## Directions
Copy nothing but the text: reproduce each line of the listing exactly and leave the pictures out.

## Available data
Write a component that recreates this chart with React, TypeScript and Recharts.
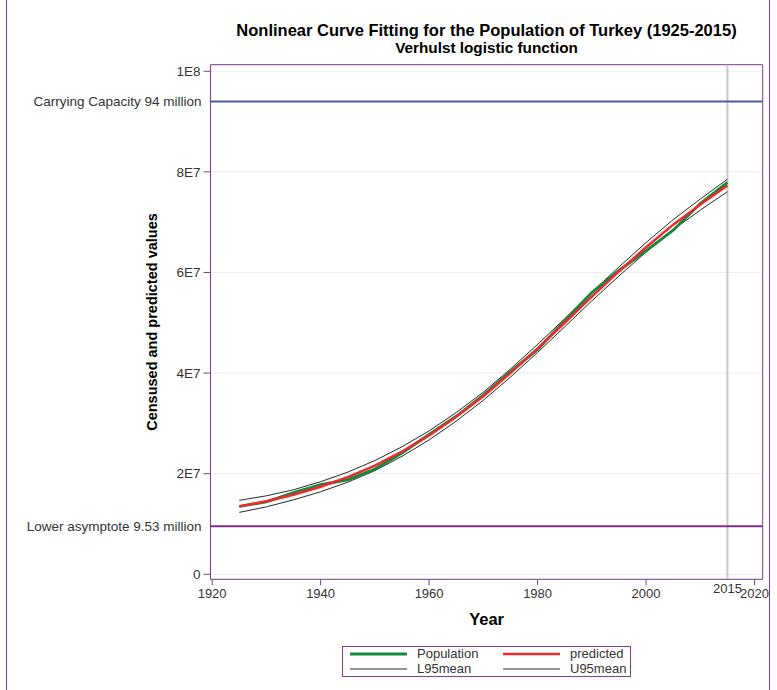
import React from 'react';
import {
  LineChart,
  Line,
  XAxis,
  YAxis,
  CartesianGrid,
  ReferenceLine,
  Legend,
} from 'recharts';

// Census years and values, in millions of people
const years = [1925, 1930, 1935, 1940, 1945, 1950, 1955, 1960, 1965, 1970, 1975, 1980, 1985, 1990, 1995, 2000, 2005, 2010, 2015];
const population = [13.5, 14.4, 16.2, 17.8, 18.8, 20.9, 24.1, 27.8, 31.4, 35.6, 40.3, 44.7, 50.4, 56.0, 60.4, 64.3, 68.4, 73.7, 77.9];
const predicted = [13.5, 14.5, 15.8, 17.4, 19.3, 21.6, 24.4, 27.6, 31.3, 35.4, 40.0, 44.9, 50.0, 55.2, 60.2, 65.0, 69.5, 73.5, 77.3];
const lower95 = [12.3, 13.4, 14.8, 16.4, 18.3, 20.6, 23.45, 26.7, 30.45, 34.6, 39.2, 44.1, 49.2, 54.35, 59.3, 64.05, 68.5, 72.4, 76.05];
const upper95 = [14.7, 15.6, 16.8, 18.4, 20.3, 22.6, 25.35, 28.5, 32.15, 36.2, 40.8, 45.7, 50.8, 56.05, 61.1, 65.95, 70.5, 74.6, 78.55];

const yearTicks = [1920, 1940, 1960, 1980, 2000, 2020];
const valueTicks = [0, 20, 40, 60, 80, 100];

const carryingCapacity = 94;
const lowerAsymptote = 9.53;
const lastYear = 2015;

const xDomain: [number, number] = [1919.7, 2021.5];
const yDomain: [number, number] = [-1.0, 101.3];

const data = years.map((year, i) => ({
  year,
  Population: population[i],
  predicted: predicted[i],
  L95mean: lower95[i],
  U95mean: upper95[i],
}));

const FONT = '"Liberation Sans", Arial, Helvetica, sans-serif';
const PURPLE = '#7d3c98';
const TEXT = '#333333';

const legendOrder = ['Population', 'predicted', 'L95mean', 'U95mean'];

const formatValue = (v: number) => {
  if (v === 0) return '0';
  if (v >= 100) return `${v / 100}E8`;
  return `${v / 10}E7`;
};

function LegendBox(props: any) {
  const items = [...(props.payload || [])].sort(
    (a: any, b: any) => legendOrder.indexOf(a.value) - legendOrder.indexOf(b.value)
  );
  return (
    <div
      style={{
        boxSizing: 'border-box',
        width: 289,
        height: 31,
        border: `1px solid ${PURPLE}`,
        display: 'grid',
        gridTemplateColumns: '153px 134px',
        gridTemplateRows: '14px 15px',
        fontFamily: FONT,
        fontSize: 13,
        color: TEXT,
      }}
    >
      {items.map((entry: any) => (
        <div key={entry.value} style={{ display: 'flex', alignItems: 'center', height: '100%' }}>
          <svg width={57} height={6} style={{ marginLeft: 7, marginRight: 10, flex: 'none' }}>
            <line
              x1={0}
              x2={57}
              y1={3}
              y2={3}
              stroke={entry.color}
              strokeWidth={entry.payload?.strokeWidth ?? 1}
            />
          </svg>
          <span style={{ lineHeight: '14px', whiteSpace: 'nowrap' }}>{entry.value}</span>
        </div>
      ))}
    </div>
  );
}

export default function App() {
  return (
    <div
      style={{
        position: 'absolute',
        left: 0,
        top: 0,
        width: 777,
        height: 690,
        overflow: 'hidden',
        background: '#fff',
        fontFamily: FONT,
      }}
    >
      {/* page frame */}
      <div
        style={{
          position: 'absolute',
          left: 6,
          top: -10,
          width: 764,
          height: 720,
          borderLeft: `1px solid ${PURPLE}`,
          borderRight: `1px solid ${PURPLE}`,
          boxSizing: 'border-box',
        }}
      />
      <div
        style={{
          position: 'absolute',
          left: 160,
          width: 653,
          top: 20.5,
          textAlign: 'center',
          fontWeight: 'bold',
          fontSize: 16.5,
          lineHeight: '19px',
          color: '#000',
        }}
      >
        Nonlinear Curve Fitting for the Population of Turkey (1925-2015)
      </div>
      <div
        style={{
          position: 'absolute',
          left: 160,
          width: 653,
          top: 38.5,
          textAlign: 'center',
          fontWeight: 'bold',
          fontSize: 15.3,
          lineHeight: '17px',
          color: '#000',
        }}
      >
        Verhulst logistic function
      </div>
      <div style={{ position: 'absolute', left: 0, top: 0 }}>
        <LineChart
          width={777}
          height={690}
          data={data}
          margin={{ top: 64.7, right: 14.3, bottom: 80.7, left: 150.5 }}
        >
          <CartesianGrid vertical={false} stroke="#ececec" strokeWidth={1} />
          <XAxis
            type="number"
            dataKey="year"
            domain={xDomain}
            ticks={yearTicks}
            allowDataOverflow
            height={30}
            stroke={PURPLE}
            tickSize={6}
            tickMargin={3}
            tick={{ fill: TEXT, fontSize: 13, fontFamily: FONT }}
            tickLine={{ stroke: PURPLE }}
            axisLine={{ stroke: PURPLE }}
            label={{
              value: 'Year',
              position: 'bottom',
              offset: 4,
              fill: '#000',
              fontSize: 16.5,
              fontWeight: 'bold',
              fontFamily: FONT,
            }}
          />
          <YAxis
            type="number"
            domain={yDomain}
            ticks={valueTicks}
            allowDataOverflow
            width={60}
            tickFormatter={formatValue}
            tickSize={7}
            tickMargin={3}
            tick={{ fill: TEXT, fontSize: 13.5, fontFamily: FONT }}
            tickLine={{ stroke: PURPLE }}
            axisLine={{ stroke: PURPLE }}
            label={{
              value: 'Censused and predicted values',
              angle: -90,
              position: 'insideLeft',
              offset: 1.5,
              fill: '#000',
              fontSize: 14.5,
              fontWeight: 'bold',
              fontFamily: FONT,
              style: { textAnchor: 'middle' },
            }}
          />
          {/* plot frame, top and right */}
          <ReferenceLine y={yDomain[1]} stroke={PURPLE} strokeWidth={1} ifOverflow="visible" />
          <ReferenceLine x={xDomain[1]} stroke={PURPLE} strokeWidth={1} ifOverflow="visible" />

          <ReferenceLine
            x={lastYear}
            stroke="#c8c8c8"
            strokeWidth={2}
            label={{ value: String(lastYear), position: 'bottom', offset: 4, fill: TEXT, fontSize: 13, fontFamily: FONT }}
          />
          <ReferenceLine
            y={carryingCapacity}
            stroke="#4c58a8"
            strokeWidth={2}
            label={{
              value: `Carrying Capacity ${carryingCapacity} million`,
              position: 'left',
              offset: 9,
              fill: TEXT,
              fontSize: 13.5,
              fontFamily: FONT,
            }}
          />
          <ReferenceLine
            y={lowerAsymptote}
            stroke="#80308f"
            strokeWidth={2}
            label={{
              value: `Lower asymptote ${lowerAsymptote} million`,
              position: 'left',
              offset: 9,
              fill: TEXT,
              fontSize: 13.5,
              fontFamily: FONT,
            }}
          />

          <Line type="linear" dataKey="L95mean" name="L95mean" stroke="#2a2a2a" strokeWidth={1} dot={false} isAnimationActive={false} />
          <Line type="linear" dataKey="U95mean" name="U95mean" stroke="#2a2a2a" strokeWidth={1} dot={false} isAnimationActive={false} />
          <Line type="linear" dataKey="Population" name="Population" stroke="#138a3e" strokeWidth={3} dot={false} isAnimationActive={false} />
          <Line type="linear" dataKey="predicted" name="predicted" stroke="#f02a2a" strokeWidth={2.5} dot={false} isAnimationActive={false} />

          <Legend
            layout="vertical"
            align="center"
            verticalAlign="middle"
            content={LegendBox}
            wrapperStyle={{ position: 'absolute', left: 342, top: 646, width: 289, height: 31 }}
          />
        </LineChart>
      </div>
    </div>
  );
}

## Response
Write a component that recreates this chart with React, TypeScript and Recharts.
import React from 'react';
import {
  LineChart,
  Line,
  XAxis,
  YAxis,
  CartesianGrid,
  ReferenceLine,
  Legend,
} from 'recharts';

// Census years and values, in millions of people
const years = [1925, 1930, 1935, 1940, 1945, 1950, 1955, 1960, 1965, 1970, 1975, 1980, 1985, 1990, 1995, 2000, 2005, 2010, 2015];
const population = [13.5, 14.4, 16.2, 17.8, 18.8, 20.9, 24.1, 27.8, 31.4, 35.6, 40.3, 44.7, 50.4, 56.0, 60.4, 64.3, 68.4, 73.7, 77.9];
const predicted = [13.5, 14.5, 15.8, 17.4, 19.3, 21.6, 24.4, 27.6, 31.3, 35.4, 40.0, 44.9, 50.0, 55.2, 60.2, 65.0, 69.5, 73.5, 77.3];
const lower95 = [12.3, 13.4, 14.8, 16.4, 18.3, 20.6, 23.45, 26.7, 30.45, 34.6, 39.2, 44.1, 49.2, 54.35, 59.3, 64.05, 68.5, 72.4, 76.05];
const upper95 = [14.7, 15.6, 16.8, 18.4, 20.3, 22.6, 25.35, 28.5, 32.15, 36.2, 40.8, 45.7, 50.8, 56.05, 61.1, 65.95, 70.5, 74.6, 78.55];

const yearTicks = [1920, 1940, 1960, 1980, 2000, 2020];
const valueTicks = [0, 20, 40, 60, 80, 100];

const carryingCapacity = 94;
const lowerAsymptote = 9.53;
const lastYear = 2015;

const xDomain: [number, number] = [1919.7, 2021.5];
const yDomain: [number, number] = [-1.0, 101.3];

const data = years.map((year, i) => ({
  year,
  Population: population[i],
  predicted: predicted[i],
  L95mean: lower95[i],
  U95mean: upper95[i],
}));

const FONT = '"Liberation Sans", Arial, Helvetica, sans-serif';
const PURPLE = '#7d3c98';
const TEXT = '#333333';

const legendOrder = ['Population', 'predicted', 'L95mean', 'U95mean'];

const formatValue = (v: number) => {
  if (v === 0) return '0';
  if (v >= 100) return `${v / 100}E8`;
  return `${v / 10}E7`;
};

function LegendBox(props: any) {
  const items = [...(props.payload || [])].sort(
    (a: any, b: any) => legendOrder.indexOf(a.value) - legendOrder.indexOf(b.value)
  );
  return (
    <div
      style={{
        boxSizing: 'border-box',
        width: 289,
        height: 31,
        border: `1px solid ${PURPLE}`,
        display: 'grid',
        gridTemplateColumns: '153px 134px',
        gridTemplateRows: '14px 15px',
        fontFamily: FONT,
        fontSize: 13,
        color: TEXT,
      }}
    >
      {items.map((entry: any) => (
        <div key={entry.value} style={{ display: 'flex', alignItems: 'center', height: '100%' }}>
          <svg width={57} height={6} style={{ marginLeft: 7, marginRight: 10, flex: 'none' }}>
            <line
              x1={0}
              x2={57}
              y1={3}
              y2={3}
              stroke={entry.color}
              strokeWidth={entry.payload?.strokeWidth ?? 1}
            />
          </svg>
          <span style={{ lineHeight: '14px', whiteSpace: 'nowrap' }}>{entry.value}</span>
        </div>
      ))}
    </div>
  );
}

export default function App() {
  return (
    <div
      style={{
        position: 'absolute',
        left: 0,
        top: 0,
        width: 777,
        height: 690,
        overflow: 'hidden',
        background: '#fff',
        fontFamily: FONT,
      }}
    >
      {/* page frame */}
      <div
        style={{
          position: 'absolute',
          left: 6,
          top: -10,
          width: 764,
          height: 720,
          borderLeft: `1px solid ${PURPLE}`,
          borderRight: `1px solid ${PURPLE}`,
          boxSizing: 'border-box',
        }}
      />
      <div
        style={{
          position: 'absolute',
          left: 160,
          width: 653,
          top: 20.5,
          textAlign: 'center',
          fontWeight: 'bold',
          fontSize: 16.5,
          lineHeight: '19px',
          color: '#000',
        }}
      >
        Nonlinear Curve Fitting for the Population of Turkey (1925-2015)
      </div>
      <div
        style={{
          position: 'absolute',
          left: 160,
          width: 653,
          top: 38.5,
          textAlign: 'center',
          fontWeight: 'bold',
          fontSize: 15.3,
          lineHeight: '17px',
          color: '#000',
        }}
      >
        Verhulst logistic function
      </div>
      <div style={{ position: 'absolute', left: 0, top: 0 }}>
        <LineChart
          width={777}
          height={690}
          data={data}
          margin={{ top: 64.7, right: 14.3, bottom: 80.7, left: 150.5 }}
        >
          <CartesianGrid vertical={false} stroke="#ececec" strokeWidth={1} />
          <XAxis
            type="number"
            dataKey="year"
            domain={xDomain}
            ticks={yearTicks}
            allowDataOverflow
            height={30}
            stroke={PURPLE}
            tickSize={6}
            tickMargin={3}
            tick={{ fill: TEXT, fontSize: 13, fontFamily: FONT }}
            tickLine={{ stroke: PURPLE }}
            axisLine={{ stroke: PURPLE }}
            label={{
              value: 'Year',
              position: 'bottom',
              offset: 4,
              fill: '#000',
              fontSize: 16.5,
              fontWeight: 'bold',
              fontFamily: FONT,
            }}
          />
          <YAxis
            type="number"
            domain={yDomain}
            ticks={valueTicks}
            allowDataOverflow
            width={60}
            tickFormatter={formatValue}
            tickSize={7}
            tickMargin={3}
            tick={{ fill: TEXT, fontSize: 13.5, fontFamily: FONT }}
            tickLine={{ stroke: PURPLE }}
            axisLine={{ stroke: PURPLE }}
            label={{
              value: 'Censused and predicted values',
              angle: -90,
              position: 'insideLeft',
              offset: 1.5,
              fill: '#000',
              fontSize: 14.5,
              fontWeight: 'bold',
              fontFamily: FONT,
              style: { textAnchor: 'middle' },
            }}
          />
          {/* plot frame, top and right */}
          <ReferenceLine y={yDomain[1]} stroke={PURPLE} strokeWidth={1} ifOverflow="visible" />
          <ReferenceLine x={xDomain[1]} stroke={PURPLE} strokeWidth={1} ifOverflow="visible" />

          <ReferenceLine
            x={lastYear}
            stroke="#c8c8c8"
            strokeWidth={2}
            label={{ value: String(lastYear), position: 'bottom', offset: 4, fill: TEXT, fontSize: 13, fontFamily: FONT }}
          />
          <ReferenceLine
            y={carryingCapacity}
            stroke="#4c58a8"
            strokeWidth={2}
            label={{
              value: `Carrying Capacity ${carryingCapacity} million`,
              position: 'left',
              offset: 9,
              fill: TEXT,
              fontSize: 13.5,
              fontFamily: FONT,
            }}
          />
          <ReferenceLine
            y={lowerAsymptote}
            stroke="#80308f"
            strokeWidth={2}
            label={{
              value: `Lower asymptote ${lowerAsymptote} million`,
              position: 'left',
              offset: 9,
              fill: TEXT,
              fontSize: 13.5,
              fontFamily: FONT,
            }}
          />

          <Line type="linear" dataKey="L95mean" name="L95mean" stroke="#2a2a2a" strokeWidth={1} dot={false} isAnimationActive={false} />
          <Line type="linear" dataKey="U95mean" name="U95mean" stroke="#2a2a2a" strokeWidth={1} dot={false} isAnimationActive={false} />
          <Line type="linear" dataKey="Population" name="Population" stroke="#138a3e" strokeWidth={3} dot={false} isAnimationActive={false} />
          <Line type="linear" dataKey="predicted" name="predicted" stroke="#f02a2a" strokeWidth={2.5} dot={false} isAnimationActive={false} />

          <Legend
            layout="vertical"
            align="center"
            verticalAlign="middle"
            content={LegendBox}
            wrapperStyle={{ position: 'absolute', left: 342, top: 646, width: 289, height: 31 }}
          />
        </LineChart>
      </div>
    </div>
  );
}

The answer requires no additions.